On the status of the Israeli military inside Gaza, the official said: “We would want IDF in every square meter of Gaza, and then hand it over to someone…”
He added: “[We] don’t want to govern Gaza… don’t want to govern, but the first thing is, you have to defeat Hamas…”
Image: Pic: Reuters
The official said the Israeli government had “no territorial designs for Gaza”.
“But [we] don’t want Hamas there,” he continued. “You have to finish the job… victory over Hamas. You cannot have victory if you don’t clear out all the fighting forces.
“You have to go into every square inch unless you are not serious about victory. I am. We are going to defeat them. Those who do not disarm will die. Those who disarm will have a life.”
On the future of Gaza, the official ruled out the possibility of a two-state solution “for the foreseeable future”.
“They are not going to have a state in the foreseeable future as long as they cling to that idea of destroying our state. It doesn’t make a difference if they are the Palestinian Authority or Hamas, it’s just a difference of tactics.”
On the most controversial aspect of the Gaza conflict – the movement of the population – the official predicted that 60% of Palestinians would “choose to leave”.
But he claimed that Israel would allow them to return once Hamas had been eliminated, adding: “It’s not forcible eviction, it’s not permanent eviction.”
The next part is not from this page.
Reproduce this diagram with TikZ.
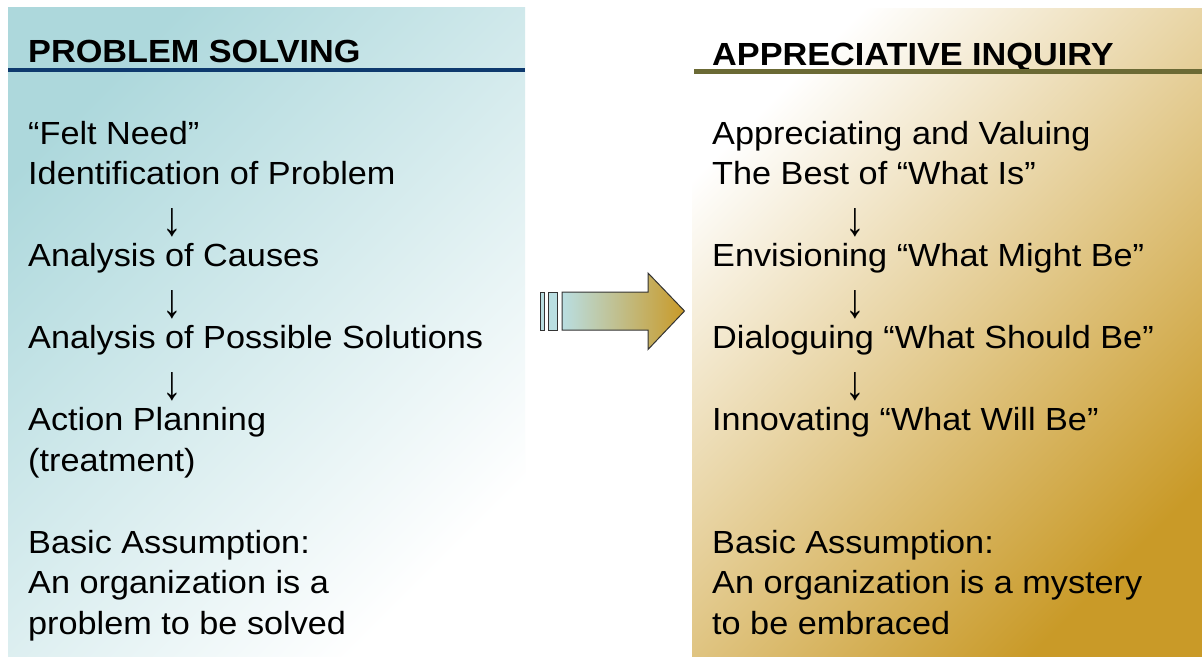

Critics of Israel’s war in Gaza say that any removal of Palestinians from Gaza, even if given the appearance of being “voluntary,” is in fact anything but, because the strip has been so comprehensively flattened.
Reacting to Israeli Defence Minister Katz’s recent statement revealing a plan to move Palestinians into a “humanitarian city” in southern Gaza, and not let them out of that area, the official wouldn’t be drawn, except to say: “As a permanent arrangement? Of course not.”